Performing  the"New York Stories" material across the country I have been working cover songs into the set to help communicate the vast musical history of New York from Uptown Jazz and Broadway to Back Alley Blues and Doo Wop. The songs that have gotten the most response have stayed on the set list and Ive brought those tunes home to my trio in Toronto for us to work out the arrangements in advance of upcoming shows where we will test out the tunes some more! 
 Songs by Tom Waits, Stephen Sondheim, Cole Porter, Mose Allison and Laura Nyro are all getting their moment to "audition". It's surprising what material is getting the most response, the little known Marvin Gaye tune "The Bells", an old Harold Arlen tune covered by Sammy Davis Jr  from the show "St Louis Woman" called "AnyPlace I Hang My Hat Is Home" and of course "A Sunday Kind Of Love", (an old pop standard that became a Doo Wop hit before Etta James shaped it into an R&B classic)  

The music will be Crowd Sourced in that we're taking our cues from the audiences favourites,  
so come out and make your choices heard!  
The musicians are listening! :)

Words Have Power-Leonard Cohen  

 Here in Canada Mister Cohen was more than just a singer-songwriter.  North of the border Leonard has been and will remain a deeply respected "man of letters" who managed to became a world renowned songwriter without ever having written a"hit" or gone after a mainstream pop career from the sheer depth of his work.  We have watched him develop from his early days as a "bad boy" poet into an international artist of huge influence and one of Canada's most important cultural voices.  
Indeed his influence here is too large to measure. Generation after generation of Canadian songwriters have had to contend with the majesty and grace of Leonard's language.  The integrity and authenticity of his artistic voice has inspired us to be true to ourselves in a way that feels truly Canadian in spirit. And as spiritual seekers we have been inspired to keep growing and to dive deeper into what makes life truly mysterious and magical.



Leonard might have been trying to seduce us with sorrow some of the time, but he also sought to make us laugh at life, to fill us with wonder and to hear our own folly and hubris as human beings

 Perhaps his greatest accomplishment was Leonard's living of a deeply committed artistic life right up until the day he died at 82, releasing his latest critically acclaimed music just months before his passing.

It took him a lifetime for him to create the legend of Leonard Cohen.  

As his grateful children we will never forget what he taught us. 

Even if it will take our whole lifetime to understand it.

With Gratitude.
Micah Barnes
Toronto 2016

A Jazz Singer-Songwriter Pays tribute to Bob Dylan  

 


"Songwriter Bob Dylan wins the Nobel prize for Literature"

The thing is that Dylan's powerful determination to find "new ways to tell the old stories" began long before we ever heard of him.
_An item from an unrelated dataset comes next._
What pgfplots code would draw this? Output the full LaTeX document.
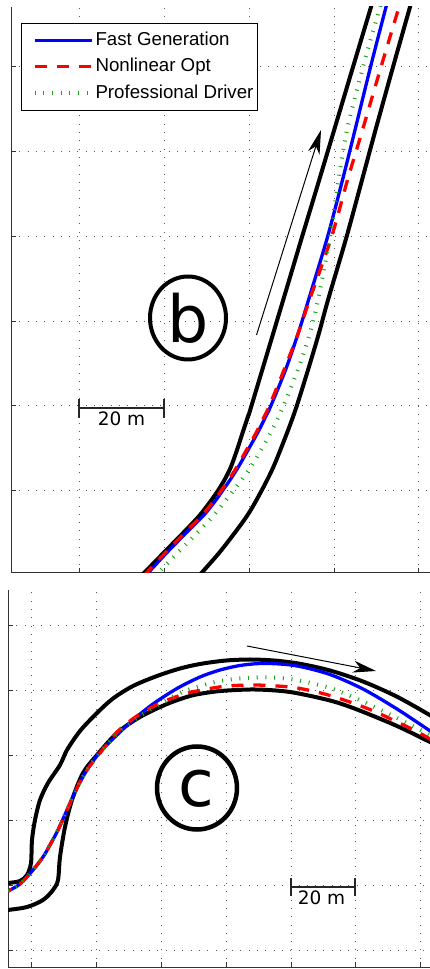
\documentclass[border=0pt]{standalone}
\usepackage{fontspec}
\setmainfont{DejaVu Sans}
\newfontfamily\legfont{Liberation Sans}
\usepackage{pgfplots}
\pgfplotsset{compat=1.18}
\usetikzlibrary{arrows.meta}

\definecolor{fgblue}{rgb}{0,0,1}
\definecolor{nlred}{rgb}{1,0,0}
\definecolor{pdgreen}{rgb}{0.1,0.65,0.1}

\pgfplotsset{
  trackstyle/.style={
    scale only axis,
    axis x line*=bottom, axis y line*=left,
    axis line style={line width=1pt, black!80},
    xticklabels={}, yticklabels={},
    tick align=inside, major tick length=5pt,
    tick style={line width=0.8pt, black!80},
    grid=major,
    major grid style={dash pattern=on 1pt off 7.3pt, line width=0.8pt, black!65},
  },
  road/.style={black, line width=4pt, smooth, forget plot},
  fast/.style={fgblue, line width=3.3pt, smooth},
  nlo/.style={nlred, line width=3.3pt, dash pattern=on 12pt off 10pt, smooth},
  pro/.style={pdgreen, line width=4pt, dash pattern=on 1pt off 7.7pt, smooth},
}

\begin{document}
\begin{tikzpicture}
\useasboundingbox (0pt,0pt) rectangle (430pt,969pt);

% ---------------- panel (b) ----------------
\begin{axis}[trackstyle,
  at={(11pt,396pt)}, anchor=south west,
  width=419pt, height=566pt,
  xmin=11, xmax=430, ymin=396, ymax=962,
  xtick={79,164,249,334,418},
  ytick={479,564,648,733,818,903},
  legend cell align=left,
  legend style={at={(0.0239,0.9717)}, anchor=north west, draw=black, line width=1pt,
    fill=white, inner xsep=4pt, inner ysep=8pt, row sep=9pt,
    font=\legfont\fontsize{18.7}{22}\selectfont,
    nodes={inner sep=0pt, text height=13.5pt, text depth=4pt},
    /tikz/every odd column/.append style={column sep=2pt}},
  legend image code/.code={\path (0pt,0pt) (64pt,0pt); \draw[#1] (7pt,0pt) -- (64pt,0pt);},
]
\addplot[road] coordinates {(141,393) (145,397) (163.5,416) (186,439) (200,454) (211.5,469) (219,480) (225,490) (231,502.3) (237,519) (242.5,536) (248.5,554) (251.2,562.3) (283.2,669) (302,732) (319.2,789) (353,902) (371,962) (373,969)};
\addplot[road] coordinates {(199,393) (201.5,396) (221.5,419) (246.5,452.3) (261,477.3) (273.5,502.3) (287,536) (296.5,562.3) (309,602.3) (319,636) (328,669) (346.5,732) (362,789) (375.5,839) (393,902) (410,962) (412,969)};
\addplot[fast] coordinates {(145,393) (148,396) (166.5,416) (189,439) (204,454) (216,469) (223,479) (230,489) (238.5,502.3) (248,519) (257.5,536) (266.5,554) (270.5,562.3) (285.5,599) (298.3,636) (308.5,669) (327.5,732) (342.5,789) (355,839) (370.5,902) (386,962) (388,969)};
\addlegendentry{Fast Generation}
\addplot[nlo] coordinates {(144,393) (146.5,396) (165,416) (187.5,439) (202.5,454) (214.5,469) (221.5,479) (228.5,489) (237,502.3) (246.5,519) (256,536) (265,554) (269,562.3) (284,599) (298.3,636) (309.5,669) (331.5,732) (347.5,789) (362.5,839) (381,902) (399,962) (401,969)};
\addlegendentry{Nonlinear Opt}
\addplot[pro] coordinates {(155,393) (158,396) (177.5,416) (200,439) (212.5,452.3) (232.5,477.3) (251,502.3) (270.5,536) (283,562.3) (299,602.3) (310,636) (318,669) (330,732) (338.5,789) (347,839) (363,902) (380,962) (382,969)};
\addlegendentry{Professional Driver}
% direction arrow
\addplot[black, line width=1pt, forget plot, -{Stealth[length=24pt, width=12pt, inset=7pt]}] coordinates {(256.5,634) (321,839)};
% scale bar
\addplot[black!85, line width=1.3pt, forget plot] coordinates {(79,561) (164,561)};
\addplot[black!85, line width=1.3pt, forget plot] coordinates {(79,551) (79,570)};
\addplot[black!85, line width=1.3pt, forget plot] coordinates {(164,551) (164,570)};
\node[anchor=base, inner sep=0pt, font=\fontsize{18.5}{20}\selectfont] at (axis cs:121.5,543) {20 m};
% panel label
\draw[line width=4pt] (axis cs:188,651) ellipse [x radius=38pt, y radius=41.5pt];
\node[inner sep=0pt, font=\fontsize{65}{70}\selectfont] at (axis cs:188.5,651) {b};
\end{axis}

% ---------------- panel (c) ----------------
\begin{axis}[trackstyle,
  at={(8pt,2pt)}, anchor=south west,
  width=422pt, height=377pt,
  xmin=8, xmax=430, ymin=2, ymax=379,
  xtick={31,96,161,226,291,355,420},
  ytick={19,84,149,214,279,344},
]
\addplot[road] coordinates {(0,86) (8,86) (20,88) (27,94) (31,106) (32,129) (35,149) (40,169) (48,186) (60,204) (67,219) (80,238) (97,256) (113,270.5) (133,283) (157,293) (180,300.5) (200,305) (225,308.4) (250,309.5) (275,308.4) (300,305.2) (330,298.5) (363,287.5) (397,272.3) (430,253.8) (440,247.4)};
\addplot[road] coordinates {(0,58) (8,59) (27,62) (43,69) (53,79) (58,89) (60,112) (65,142) (72,169) (83,196) (97,214) (117,236) (140,252) (167,265) (190,273) (205,276) (223,278.2) (255,279.5) (290,277) (330,268.5) (357,259.5) (397,243) (430,227) (440,222)};
\addplot[fast] coordinates {(0,75) (8,78) (20,85) (33,99) (43,112) (50,124) (58,139) (67,159) (77,181) (87,199) (100,217) (117,234) (133,249) (153,265) (177,280.5) (200,292) (220,299) (240,303.5) (260,305.5) (280,305) (300,302.5) (330,294.5) (363,280) (397,260) (428,239.5) (440,231.5)};
\addplot[nlo] coordinates {(0,75) (8,78) (20,85) (33,99) (43,112) (50,124) (58,139) (67,159) (77,181) (87,199) (97,212) (108,226) (117,237) (130,248) (140,255) (155,263.5) (170,270) (190,276.5) (223,282.5) (255,284) (290,282) (310,278.5) (330,273.5) (357,264.5) (377,256.5) (397,247) (415,238.5) (430,230) (440,224.5)};
\addplot[pro] coordinates {(0,75) (8,78) (20,85) (33,99) (43,112) (50,124) (58,139) (67,159) (77,181) (87,199) (98,214) (110,228) (125,242) (143,255) (160,265) (180,276) (200,283) (223,288.5) (255,291.5) (290,290) (330,281) (363,267.5) (397,251) (430,234) (440,229)};
% direction arrow
\addplot[black, line width=1pt, forget plot, -{Stealth[length=23pt, width=12pt, inset=7pt]}] coordinates {(247,323) (376,298)};
% scale bar
\addplot[black!85, line width=1.3pt, forget plot] coordinates {(291,82) (355,82)};
\addplot[black!85, line width=1.3pt, forget plot] coordinates {(291,73) (291,91)};
\addplot[black!85, line width=1.3pt, forget plot] coordinates {(355,73) (355,91)};
\node[anchor=base, inner sep=0pt, font=\fontsize{18.5}{20}\selectfont] at (axis cs:321.5,64) {20 m};
% panel label
\draw[line width=4.5pt] (axis cs:197,181) ellipse [x radius=40pt, y radius=41.5pt];
\node[inner sep=0pt, font=\fontsize{65}{70}\selectfont] at (axis cs:196,180) {c};
\end{axis}
\end{tikzpicture}
\end{document}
First he worked inside the tradition then he began to find his own voice inside of the tradition, then stretch and bend and push on the walls until he had created the kind of freedom that all songwriters who followed were able to work with! 

 In that sense our  Mister Zimmerman is the best template for any artist seeking to find their own voice.     First we imitate, then, if we are serious about finding our own voice we experiment and try and find a way to make the traditions our own.  Then if we truly seek personal expression we dig in to find the way to communicate our most authentic selves through the music.  Thats the gig of being an artist. It doesn't come easy. It doesn't come fast.  Have a read of his masterful autobiography "Chronicles Vol 1" for the whole story. 



I remember sitting down with Bob Dylan's "Greatest Hits" LP when I was just a kid and studying what it was that made him the voice of a generation of counter culture grownups. I hated the scratchy voice that I would later come to dig, (have you heard Dylan's recent recordings of standards? They are a revelation!), but understood that somewhere in his beatnik ramblings there was a kind of patchwork map that was helping lead a generation to their own sense of self hood. 

And as a budding songwriter I remember trying to find a way into Dylan's complex songwriting which explored older forms of folk and blues and a kind of rule breaking literary poetry of the street. It made me want to find a new way of expressing myself through Jazz and Blues using the traditions to communicate my contemporary experience (hence "New York Stories" etc) 

 What is it that makes a young artist determined to find one's own voice to add to the culture?
We may never know but Dylan's Nobel Prize for Literature answers the questions once and for all whether what we do it simply entertainment.

Tour Life 


I am not one of those artists that resents going out on the road. In fact I embrace it with a passion.  

Touring is a fantastic way to see and hear the big wide world.  

When I started my career I never imagined that music would become a way to experience new places, new people and have new adventures.  

Keeping in mind that my introduction to full time touring was with the already established Nylons (flying to shows rather than touring in a van, staying in nice hotels, performing in beautiful theatres etc) so the beginning of my road life was supported in every way possible. 

 However even during my early career, which included tuff rock n roll bars and seedier lounges across Canada I was already caught up in the romance of collecting crazy stories and adventures.  

In fact the road became so romantic for me that for many years I made it a practice of driving back and forth from the east coast out to California, stopping to see friends along the way, but relishing the alone time away from the crowded cities where my head and heart could expand and explore. 

Perhaps thats the gift of being a songwriter, I see all of that road experience (or most of it) as grist for the creative mill.  Even at the start of my career I loved taking time to wander in each city  finding an old pier or a run down factory, or back alley's near downtown, looking for the lonely old guy to have a chat with etc. Writing notes in an ongoing journal through my wanderings (often turning up in lyrics for songs) I made a kind of loose map of North America in my head.   

Being able to travel and make music for audiences has almost always felt like a gift, an opportunity, a blessing. These busy days I find solace in a hotel room, a good book, a newspaper and a cafe and so often plan to arrive a day early and leave a day later than I need to.  

The road is a kind of home to me where my artist self feels most alive.